The new, current plus new Uniti.

David Barden

analyst
#70

So when we talk about current Uniti, I'm going to run out of time.

Kenneth Gunderman

executive
#71

That's intentional.

David Barden

analyst
#72

I know. Thanks for your answers. The 2Q MRR production from Uniti was, I think, tied with 4Q 2022 as the best quarter you've had. Guys like Digital Realty had their best ever quarter in first quarter of 2024. They said that, half of that was related to AI. That's them. But is what we just talked about a piece of what is driving the $1.1 million of incremental MRR that you got?

Kenneth Gunderman

executive
#73

Yes. Frankly, our first quarter was probably the biggest quarter of new business we've had. But you didn't see it because some of the deals don't get reflected in bookings just because of the nature of the deal. In the second quarter, 40% of our bookings were coming from hyperscalers.
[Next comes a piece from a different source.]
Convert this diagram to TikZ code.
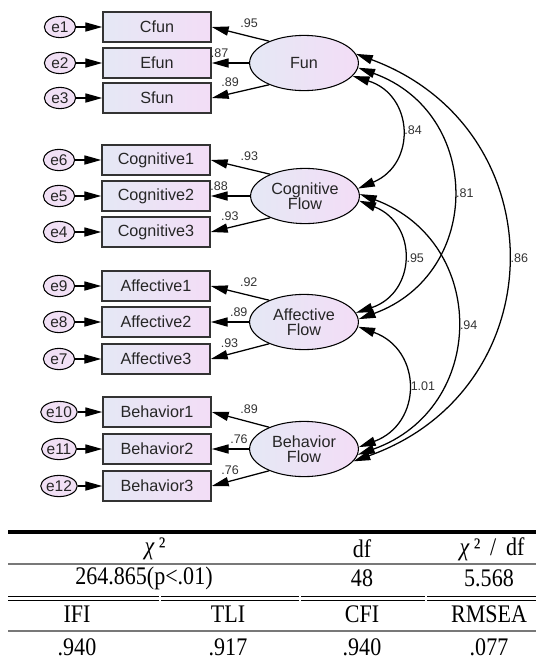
\documentclass[tikz,border=0pt]{standalone}
\usepackage{fontspec}
\setmainfont{Liberation Sans}
\newfontfamily\tabfont[FakeStretch=0.87]{Liberation Serif}
\usetikzlibrary{arrows.meta,shapes.geometric}

\definecolor{fillleft}{RGB}{229,232,245}
\definecolor{fillright}{RGB}{243,221,246}
\definecolor{errfill}{RGB}{241,224,245}
\definecolor{rulegray}{RGB}{120,120,120}

\tikzset{
  indbox/.style={draw=black!80,line width=1.1pt,left color=fillleft,right color=fillright,
    minimum width=2.7cm,minimum height=0.75cm,inner sep=0pt,text=black!85,
    font=\fontsize{11.5}{12}\selectfont},
  factor/.style={ellipse,draw,line width=0.75pt,left color=fillleft,right color=fillright,
    minimum width=2.72cm,minimum height=1.38cm,inner sep=0pt,align=center,text=black!85,
    font=\fontsize{11.5}{10.8}\selectfont},
  err/.style={ellipse,draw,line width=0.75pt,fill=errfill,minimum width=0.78cm,
    minimum height=0.53cm,inner sep=0pt,text=black!85,font=\fontsize{11}{12}\selectfont},
  coef/.style={font=\fontsize{8.9}{9}\selectfont,inner sep=1.5pt,text=black!80},
  cov/.style={<->,bend left=70,looseness=1.35},
  tabtext/.style={font=\tabfont\fontsize{18}{18}\selectfont,inner sep=0pt}
}

\begin{document}
\begin{tikzpicture}[x=0.025cm,y=0.025cm,line width=0.9pt,>={Triangle[length=12pt,width=6.5pt]}]
\useasboundingbox (0,0) rectangle (536,-659);

% Fun
\node[err] (e1) at (60,-27) {e1};
\node[err] (e2) at (60,-63) {e2};
\node[err] (e3) at (60,-98) {e3};
\node[indbox] (cfun) at (157,-27) {Cfun};
\node[indbox] (efun) at (157,-63) {Efun};
\node[indbox] (sfun) at (157,-98) {Sfun};
\node[factor] (fun) at (304,-63) {Fun};
\draw[->] (e1) -- (cfun);
\draw[->] (e2) -- (efun);
\draw[->] (e3) -- (sfun);
\draw[->] (fun.148) -- (cfun.east) node[coef,pos=0.35,above=4pt] {.95};
\draw[->] (fun.west) -- (efun.east) node[coef,pos=0.79,above=1.8pt] {.87};
\draw[->] (fun.212) -- (sfun.east) node[coef,pos=0.68,above=3pt] {.89};

% Cognitive Flow
\node[err] (e6) at (59,-160) {e6};
\node[err] (e5) at (59,-196) {e5};
\node[err] (e4) at (59,-232) {e4};
\node[indbox] (cog1) at (156,-160) {Cognitive1};
\node[indbox] (cog2) at (156,-196) {Cognitive2};
\node[indbox] (cog3) at (156,-232) {Cognitive3};
\node[factor] (cog) at (305,-196) {Cognitive\\Flow};
\draw[->] (e6) -- (cog1);
\draw[->] (e5) -- (cog2);
\draw[->] (e4) -- (cog3);
\draw[->] (cog.148) -- (cog1.east) node[coef,pos=0.35,above=4pt] {.93};
\draw[->] (cog.west) -- (cog2.east) node[coef,pos=0.79,above=1.8pt] {.88};
\draw[->] (cog.212) -- (cog3.east) node[coef,pos=0.68,above=3pt] {.93};

% Affective Flow
\node[err] (e9) at (59,-286) {e9};
\node[err] (e8) at (59,-322) {e8};
\node[err] (e7) at (59,-359) {e7};
\node[indbox] (aff1) at (156,-286) {Affective1};
\node[indbox] (aff2) at (156,-322) {Affective2};
\node[indbox] (aff3) at (156,-359) {Affective3};
\node[factor] (aff) at (304,-322) {Affective\\Flow};
\draw[->] (e9) -- (aff1);
\draw[->] (e8) -- (aff2);
\draw[->] (e7) -- (aff3);
\draw[->] (aff.148) -- (aff1.east) node[coef,pos=0.35,above=4pt] {.92};
\draw[->] (aff.west) -- (aff2.east) node[coef,pos=0.27,above=1.8pt] {.89};
\draw[->] (aff.212) -- (aff3.east) node[coef,pos=0.68,above=3pt] {.93};

% Behavior Flow
\node[err] (e10) at (59,-412) {e10};
\node[err] (e11) at (59,-449) {e11};
\node[err] (e12) at (59,-486) {e12};
\node[indbox] (beh1) at (157,-412) {Behavior1};
\node[indbox] (beh2) at (157,-449) {Behavior2};
\node[indbox] (beh3) at (157,-486) {Behavior3};
\node[factor] (beh) at (304,-449) {Behavior\\Flow};
\draw[->] (e10) -- (beh1);
\draw[->] (e11) -- (beh2);
\draw[->] (e12) -- (beh3);
\draw[->] (beh.148) -- (beh1.east) node[coef,pos=0.35,above=4pt] {.89};
\draw[->] (beh.west) -- (beh2.east) node[coef,pos=0.27,above=1.8pt] {.76};
\draw[->] (beh.212) -- (beh3.east) node[coef,pos=0.68,above=3pt] {.76};

% Covariances
\draw[cov,looseness=1.45] (fun.-15) to node[coef,midway,right=1pt] {.84} (cog.8);
\draw[cov] (fun.-5) to node[coef,midway,right=1pt] {.81} (aff.3);
\draw[cov] (fun.10) to node[coef,midway,right=1pt] {.86} (beh.-14);
\draw[cov,looseness=1.45] (cog.-5) to node[coef,midway,right=1pt] {.95} (aff.10);
\draw[cov] (cog.2) to node[coef,midway,right=1pt] {.94} (beh.-6);
\draw[cov,looseness=1.45] (aff.-5) to node[coef,midway,right=1pt] {1.01} (beh.2);

% Table
\draw[line width=2.5pt] (8,-532) -- (536,-532);
\draw[rulegray,line width=1.4pt] (8,-564) -- (536,-564);
\draw[line width=0.6pt] (8,-596) -- (159,-596) (161,-596) -- (299,-596)
  (301,-596) -- (425,-596) (427,-596) -- (536,-596);
\draw[line width=0.6pt] (8,-600) -- (159,-600) (161,-600) -- (299,-600)
  (301,-600) -- (425,-600) (427,-600) -- (536,-600);
\draw[rulegray,line width=1.4pt] (8,-631) -- (536,-631);

\node[tabtext] (chi) at (155,-549) {\textit{χ}\,²};
\node[tabtext] (df) at (362,-549) {df};
\node[tabtext] (chidf) at (492,-549) {\textit{χ}\,²\ \,/\ \,df};
\node[tabtext] (chival) at (144,-578) {264.865(p<.01)};
\node[tabtext] (dfval) at (362,-578) {48};
\node[tabtext] (chidfval) at (489,-578) {5.568};
\node[tabtext] (ifi) at (77,-614) {IFI};
\node[tabtext] (tli) at (228,-614) {TLI};
\node[tabtext] (cfi) at (362,-614) {CFI};
\node[tabtext] (rmsea) at (489,-614) {RMSEA};
\node[tabtext] (ifival) at (77,-647) {.940};
\node[tabtext] (tlival) at (228,-647) {.917};
\node[tabtext] (cfival) at (362,-647) {.940};
\node[tabtext] (rmseaval) at (489,-647) {.077};
\end{tikzpicture}
\end{document}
Not AI. Hyperscalers.

David Barden

analyst
#74

Cloud is a different thing than AI, but we get it.

Kenneth Gunderman

executive
#75

Yes. So, yes. On a go forward basis, we've also been cautious to say don't expect those types of quarters every quarter. These deals are lumpy. I do think, however, that once we get for the hyperscalers, once you get past this intelligence building out intelligence phase, the deals are going to be less lumpy and you're going to get into the inference phase where you're going to see more of an MRR impact to fiber businesses, including fiber to the home businesses, by the way. Because that's where having that 1 gig connection is going to give you the ability to access all of the learning's that are being put in place now. So, we've tried to caution. Don't expect these lumpy deals every quarter and the time will come where you'll start to see it in MRR.

David Barden

analyst
#76

So, I guess I've only got 30 seconds left. Can you give us the latest on the kind of regulatory process closing the merger? We've got Andy Littmann coming up next, our regulatory legislative guru. We can ask him what's going on. But your take on what's happening.

Kenneth Gunderman

executive
#77

Well, Andy knows as well. I should wait to hear what he says. But we told them…

David Barden

analyst
#78

You didn't tell me you could talk about that.

Kenneth Gunderman

executive
#79

We told the market second half of 2025 to close. I think we're increasingly of the view that's a conservative point of view. We're not ready to change that. But we think it's conservative. We've gotten 7 of the 18 PUC approvals and counting. We haven't heard any negative feedback. And so, we're feeling like we're on track.

David Barden

analyst
#80

That's great. Congratulations. Thanks, Kenny. Appreciate it.

Kenneth Gunderman

executive
#81

Good to see you again. I will read that report. I just haven't had a chance to. Thank you.

David Barden

analyst
#82

All right. Thank you, everybody. Andy Littmann's next. We've got a 10-minute break.